Nun sind doch hier einige recht erfahrene Leute unterwegs und ich wollte euch hier kurz nach einer Meinung fragen.

Wie man an dem Foto erkennen kann, habe ich Unterputzdosen eingemauert, die dann erst später verputzt wurden. Die Dosen wurden nun dabei schon einmal "verlängert". Jetzt kam aber noch eine Schicht Putz darüber, weshalb keine weitere Verlängerung möglich ist.

Hat jemand eine Idee, wie ich die Krallen verlängern kann? Gibt es so was? Ich habe das Steckdosensystem "Delta" von Siemens.


----------



## Hippo (28 November 2012)

ja, solche Plastikeinsätze kaufen, einen Ring davon mit der Stichsäge abschneiden und mit einem Baukleber einsetzen


----------



## Reducal (29 November 2012)

Das mit den Plastikeinsätzen hatte ich mir schon überlegt aber da ist schon einer drauf und einen zweiten kann man nicht dazu schrauben. Außerdem müsste ich am Putz nacharbeiten und genau das ist das Problem. Das ist ein besonders harter Putz auf Kunststoffbasis, den ich ausfräsen müsste. Da aber die Wände schon lackiert sind, würde der Staub sich in den feinen Poren ablagern. Anschließendes Putzen könnte dann zu Pigmentstörungen frühren.

Ja, ja - solche Probleme habe ich!

In einem anderen Forum hatte ich die selbe Frage gestellt. Dort kam dann ein treffender Tip:




			
				on-light schrieb:
			
		

> ...für dieses "Problem" gibt es zwei Lösungen: entweder die vorhandenen Krallen entfernen und die Steckdosen mit sogenannten Hohlwanddosenschrauben (gibt es in unterschiedlichen Längen) direkt mit den Hohlwanddosen verschrauben oder die Krallen entfernen und *Verlängerungskrallen* verwenden. Das ist im übrigen unabhängig vom eingesetzten Schalterprogramm/ Hersteller. Eleganter und wesentlich fester ist erstgenannte Befestigung.
> 
> 
> 
> ...


----------



## Hippo (29 November 2012)

Faszninierend was es alles gibt ...
Die Sache mit den Schrauben habe ich nicht erwähnt weil Du die Löscher dazu schon so elegant zugeschmiert hattest ...


----------



## Reducal (29 November 2012)

Hippo schrieb:


> Faszninierend was es alles gibt ...
> Die Sache mit den Schrauben habe ich nicht erwähnt weil Du die Löscher dazu schon so elegant zugeschmiert hattest ...

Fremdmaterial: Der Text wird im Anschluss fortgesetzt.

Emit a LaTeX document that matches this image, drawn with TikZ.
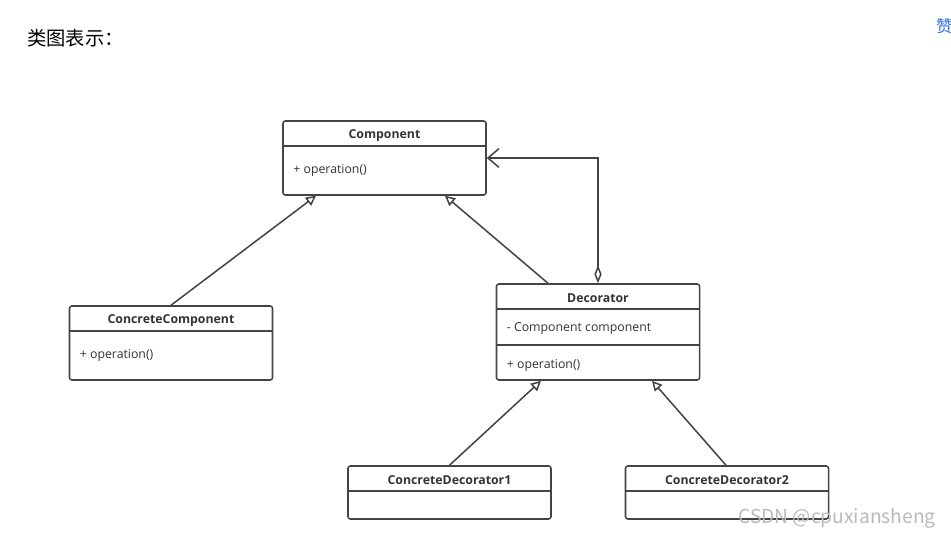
\documentclass[tikz,border=0pt]{standalone}
\usepackage{fontspec}
\setmainfont{Open Sans}
\newfontfamily\cjkfont{Noto Sans CJK SC}
\usetikzlibrary{arrows.meta,calc}
\definecolor{umlgray}{HTML}{444444}
\definecolor{umltext}{HTML}{333333}
\definecolor{csdnblue}{HTML}{2F6FE8}

\begin{document}
\begin{tikzpicture}[x=0.03cm,y=-0.03cm,umlbox/.style={draw=umlgray,line width=1.3pt,rounded corners=2pt,minimum width=6.09cm,inner sep=0pt},cname/.style={font=\bfseries\fontsize{10.5}{12}\selectfont,text=umltext},member/.style={anchor=west,font=\fontsize{10.5}{12}\selectfont,text=umltext},divider/.style={draw=umlgray,line width=1.3pt},inherit/.style={draw=umlgray,line width=1.3pt,-{Triangle[open,length=0.3cm,width=0.3cm]}},aggr/.style={draw=umlgray,line width=1.3pt,{Diamond[open,length=0.54cm,width=0.22cm]}-{Straight Barb[length=0.33cm,width=0.56cm]}}]
\def\hd{26};
\def\hn{15};
\def\mx{7};
\useasboundingbox (0,0) rectangle (951,536);

\node[anchor=west,inner sep=0pt,text=black,font=\cjkfont\fontsize{16.5}{18}\selectfont] (title) at (27,38) {类图表示：};
\node[anchor=west,inner sep=0pt,text=csdnblue,font=\cjkfont\fontsize{14}{16}\selectfont] (zan) at (936,26) {赞};

\node[umlbox,minimum height=2.22cm] (comp) at (384.5,158) {};
\node[cname] (compN) at ($(comp.north)+(0,\hn)$) {Component};
\draw[divider] ($(comp.north west)+(0,\hd)$) -- ($(comp.north east)+(0,\hd)$);
\node[member] (compOp) at ($(comp.north west)+(\mx,50)$) {+ operation()};

\node[umlbox,minimum height=2.22cm] (cc) at (171,343) {};
\node[cname] (ccN) at ($(cc.north)+(0,\hn)$) {ConcreteComponent};
\draw[divider] ($(cc.north west)+(0,\hd)$) -- ($(cc.north east)+(0,\hd)$);
\node[member] (ccOp) at ($(cc.north west)+(\mx,50)$) {+ operation()};

\node[umlbox,minimum height=2.88cm] (dec) at (598,332) {};
\node[cname] (decN) at ($(dec.north)+(0,\hn)$) {Decorator};
\draw[divider] ($(dec.north west)+(0,\hd)$) -- ($(dec.north east)+(0,\hd)$);
\node[member] (decAt) at ($(dec.north west)+(\mx,45)$) {- Component component};
\draw[divider] ($(dec.north west)+(0,62)$) -- ($(dec.north east)+(0,62)$);
\node[member] (decOp) at ($(dec.north west)+(\mx,82)$) {+ operation()};

\node[umlbox,minimum height=1.59cm] (cd1) at (449.5,492.5) {};
\node[cname] (cd1N) at ($(cd1.north)+(0,\hn)$) {ConcreteDecorator1};
\draw[divider] ($(cd1.north west)+(0,\hd)$) -- ($(cd1.north east)+(0,\hd)$);

\node[umlbox,minimum height=1.59cm] (cd2) at (727,492.5) {};
\node[cname] (cd2N) at ($(cd2.north)+(0,\hn)$) {ConcreteDecorator2};
\draw[divider] ($(cd2.north west)+(0,\hd)$) -- ($(cd2.north east)+(0,\hd)$);

\draw[inherit] (cc.north) -- ($(comp.south)+(-68.5,0)$);
\draw[inherit] ($(dec.north)+(-50,0)$) -- ($(comp.south)+(60.5,0)$);
\draw[aggr] (dec.north) -- (dec.north |- comp.east) -- (comp.east);
\draw[inherit] (cd1.north) -- ($(dec.south)+(-57,0)$);
\draw[inherit] ($(cd2.north)+(-1,0)$) -- ($(dec.south)+(54,0)$);

\node[anchor=base west,inner sep=0pt,text=gray!55,font=\cjkfont\fontsize{16.4}{18}\selectfont] (wm) at (738,523) {CSDN @cpuxiansheng};
\end{tikzpicture}
\end{document}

Na super, jetzt wäre ich das auch noch gewesen - nein, ich lasse machen! Zur Entlastung meines durchaus geschickten Malermeisters hätte sich die Frage gar nicht gestellt, wenn nicht der bereits früher angebrachte Verlängerungsring eben keine Anschraubmöglichkeiten gehabt hätte. Da sind nur so Nasen dran, die sich in die vorhandene Dose einklemmen.


----------